THE Bankers Association of Zambia (BAZ) has appealed to the Government to keep expenditure under control and within programmed levels to avoid fiscal deficits.
BAZ chairperson Shankardas Gupta said it was important for Government to see to it that expenditure was contained within programmed levels to avoid any funding gaps and should only use borrowed funds for infrastructure development.
Mr Gupta said by doing so, it would help create long term sustainable economic development.
He said this when he appeared before the Parliamentary Committee on Estimates in Lusaka to address the issue of Zambia’s current fiscal deficit and its effects on the performance of the economy.
Mr Gupta informed the Committee that the main drivers of the current fiscal deficit in Zambia were the increase in salaries for public service workers, higher than budgeted purchase of maize at fixed prices to guarantee farmers sufficient income for their produce.
The other was the funding gaps for major infrastructural projects in the transport, education and health sectors.
Mr Gupta said care must be taken to avoid debt concentration.
He highlighted that a deficit that was created to finance capital assets had the potential to generate future incomes which had high economic growth and incomes as well as improved living condition for the public.
“The effect of the current fiscal deficit on the economy and we recommend that Government put in place measures to improve the management of the deficit. A fiscal deficit tends to put pressure on the Government to borrow to finance the gap that is not met by revenue,” he said.
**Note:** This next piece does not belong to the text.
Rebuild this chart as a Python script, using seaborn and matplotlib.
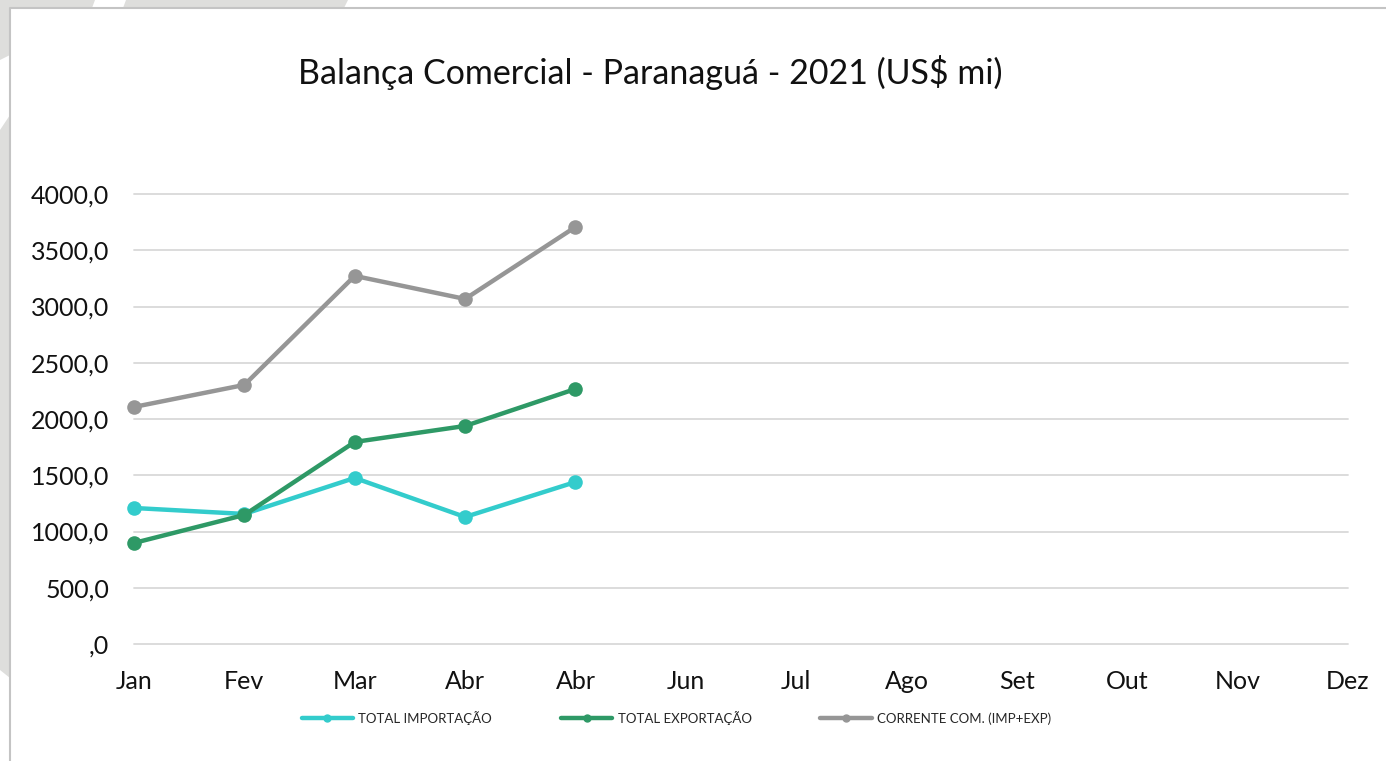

Mr Gupta said recently the Government issued sovereign bond worth US$1 billion to finance infrastructure development in the transport, education and health sectors of the country.
“We have observed that when the deficit is rising the Government tends to borrow heavily on the local market through Treasury Bills and Government bonds. The effects are reducing the funds available for onward lending to key sectors of the economy such as SME’s and the private sector which are the main drivers of economic growth,” Mr Gupta said.
He said past experience indicates that global investor’s investment behaviours in developing country bonds are extremely fragile and sensitive.
Mr Gupta explained that relative to concessional finance, sovereign debts generally involve higher interest rates which tend to be a function of a host of country risk factors such as political, economic, country/sovereign and exchange rates.